Danny Sullivan has an intersting post over at Search Engine Land about the integration of real time (i.e. twitter) search results into Google's results page and how they performed when the american actress Brittany Murphy died.
The most interesting thing about the post, and I think this is something happening across the board when it comes to real time data and search, is that while Sullivan makes reasonably fair and valid observations, it is not clear what requirements he has in mind for the ideal system, or when he expects real time search to really be of value.
Firstly, the case of Murphy's death isn't time critical from his point of view as a user (what action can he take?).
Secondly, and perhaps most importantly, there is no real discussion of the relationship between latency and quality. It seems to me a matter of course that the lower the latency (time between publication and surfacing in search results) the lower the quality. This is simply because there is less data to go on to make a determination of the value or quality of the 'document' (i.e. a tweet).
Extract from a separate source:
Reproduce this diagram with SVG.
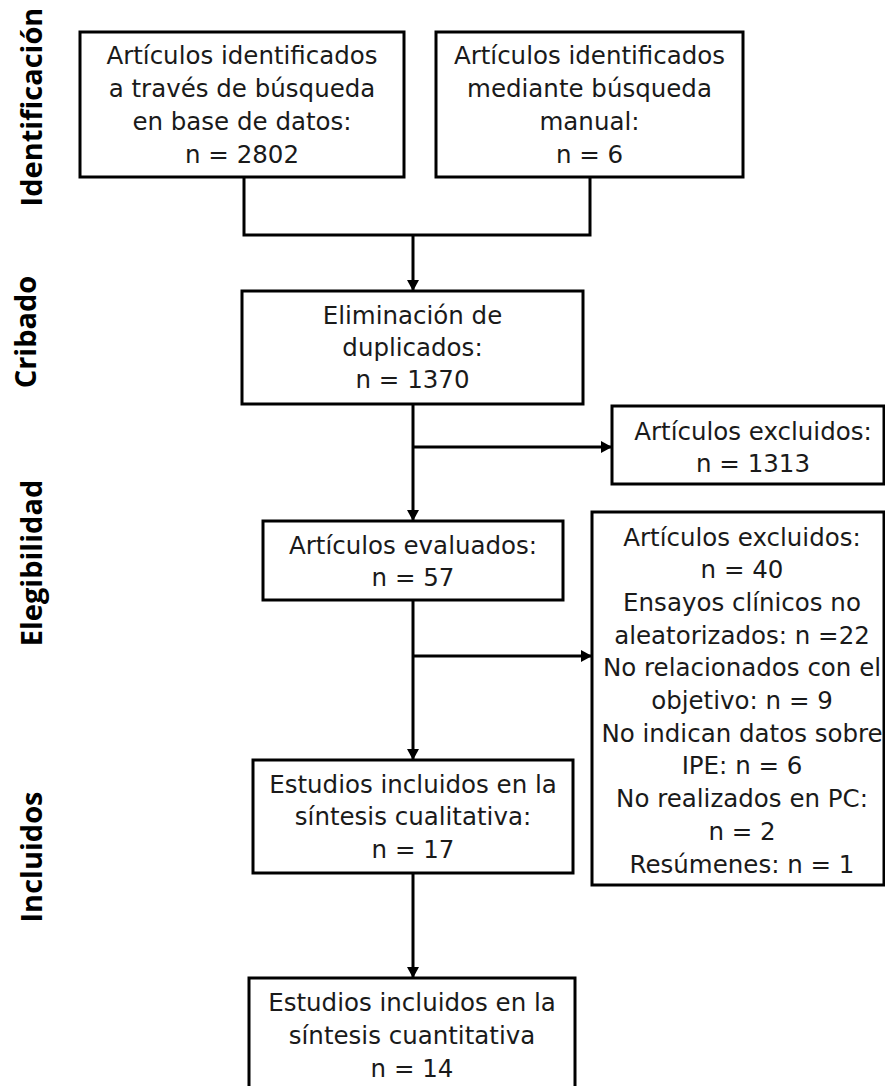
<svg xmlns="http://www.w3.org/2000/svg" width="885" height="1086" viewBox="0 0 885 1086">
<style>
.box{fill:#fff;stroke:#000;stroke-width:3}
.t{font-family:"DejaVu Sans",sans-serif;font-size:24.5px;fill:#1a1a1a;text-anchor:middle;dominant-baseline:central}
.side{font-family:"Open Sans","Noto Sans",sans-serif;font-weight:bold;font-size:29px;fill:#000;text-anchor:middle}
.ln{fill:none;stroke:#000;stroke-width:3}
</style>
<defs>
<marker id="ah" markerWidth="11" markerHeight="12" refX="10" refY="6" orient="auto" markerUnits="userSpaceOnUse">
<path d="M0,0 L11,6 L0,12 Z" fill="#000"/>
</marker>
</defs>
<g id="labels">
<text class="side" transform="translate(42,107) rotate(-90)">Identificación</text>
<text class="side" transform="translate(36,332) rotate(-90)">Cribado</text>
<text class="side" transform="translate(42,563) rotate(-90)">Elegibilidad</text>
<text class="side" transform="translate(42,857) rotate(-90)">Incluidos</text>
</g>
<g id="connectors">
<path class="ln" d="M244,177 V235 H590 V177"/>
<path class="ln" d="M413,235 V290" marker-end="url(#ah)"/>
<path class="ln" d="M413,404 V520" marker-end="url(#ah)"/>
<path class="ln" d="M413,447 H611" marker-end="url(#ah)"/>
<path class="ln" d="M413,600 V759" marker-end="url(#ah)"/>
<path class="ln" d="M413,656 H591" marker-end="url(#ah)"/>
<path class="ln" d="M413,873 V977" marker-end="url(#ah)"/>
</g>
<g id="n1">
<rect class="box" x="80" y="32" width="324" height="145"/>
<text class="t" x="242" y="55">Artículos identificados</text>
<text class="t" x="242" y="88">a través de búsqueda</text>
<text class="t" x="242" y="121">en base de datos:</text>
<text class="t" x="242" y="154">n = 2802</text>
</g>
<g id="n2">
<rect class="box" x="436" y="32" width="307" height="145"/>
<text class="t" x="589.5" y="55">Artículos identificados</text>
<text class="t" x="589.5" y="88">mediante búsqueda</text>
<text class="t" x="589.5" y="121">manual:</text>
<text class="t" x="589.5" y="154">n = 6</text>
</g>
<g id="n3">
<rect class="box" x="242" y="291" width="341" height="113"/>
<text class="t" x="412.5" y="315">Eliminación de</text>
<text class="t" x="412.5" y="347">duplicados:</text>
<text class="t" x="412.5" y="379">n = 1370</text>
</g>
<g id="n4">
<rect class="box" x="612" y="406" width="272" height="78"/>
<text class="t" x="753" y="431">Artículos excluidos:</text>
<text class="t" x="753" y="463">n = 1313</text>
</g>
<g id="n5">
<rect class="box" x="263" y="521" width="300" height="79"/>
<text class="t" x="413" y="545">Artículos evaluados:</text>
<text class="t" x="413" y="577">n = 57</text>
</g>
<g id="n6">
<rect class="box" x="592" y="512" width="292" height="373"/>
<text class="t" x="742" y="537">Artículos excluidos:</text>
<text class="t" x="742" y="569.7">n = 40</text>
<text class="t" x="742" y="602.4">Ensayos clínicos no</text>
<text class="t" x="742" y="635.1">aleatorizados: n =22</text>
<text class="t" x="742" y="667.8">No relacionados con el</text>
<text class="t" x="742" y="700.5">objetivo: n = 9</text>
<text class="t" x="742" y="733.2">No indican datos sobre</text>
<text class="t" x="742" y="765.9">IPE: n = 6</text>
<text class="t" x="742" y="798.6">No realizados en PC:</text>
<text class="t" x="742" y="831.3">n = 2</text>
<text class="t" x="742" y="864">Resúmenes: n = 1</text>
</g>
<g id="n7">
<rect class="box" x="253" y="760" width="320" height="113"/>
<text class="t" x="413" y="784">Estudios incluidos en la</text>
<text class="t" x="413" y="816">síntesis cualitativa:</text>
<text class="t" x="413" y="849">n = 17</text>
</g>
<g id="n8">
<rect class="box" x="249" y="978" width="326" height="120"/>
<text class="t" x="412" y="1002">Estudios incluidos en la</text>
<text class="t" x="412" y="1035">síntesis cuantitativa</text>
<text class="t" x="412" y="1068">n = 14</text>
</g>
</svg>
Thirdly, the results that we are seeing in the scenario he investigates perhaps indicate the inherent nature of the content. That is to say, much of the content is simply a reaction to the news published elsewhere and is at best an indication of the interest in the story and at worse an indication of the botware and so on that merrily populates these streams.
If you think about scoops in this type of story the source would have to be somehow close to the event. Given that we can't predict who is going to keel over next, the source could be effectively some random person (with or without a twitter account). Is that person going to drop a message to TMZ? Is that person likely to be well connected and thus have their gossip spread by their loyal followers?
I'd like to hear Sullivan's take on what valid scenarios are for this type of content. My take: longer format content (blogs) has a good chance of substantiating real stories; short form content (twitter) is useful not for simply reflecting what is being passed around but for situations in which the social aspects are part of the story (Iran) or when the bit rate is low and the immediacy of the situation promotes clarity (earthquake). In other words, twitter turns the search problem from a collect, index and rank problem (serving documents) to a data mining problem (make sense of all these documents as a whole). Consequently, it has the possibility radicalize the form of search itself (which is why Google's naive integration into the SERP is so jarring to Sullivan).
There are two aspects to real time search that we should be watching out for in 2010. The first is the continued experimentation of integration in traditional search results. The second is the impact this data will have on discovering and surfacing other content (i.e. not the real time documents themselves, but the things they point to).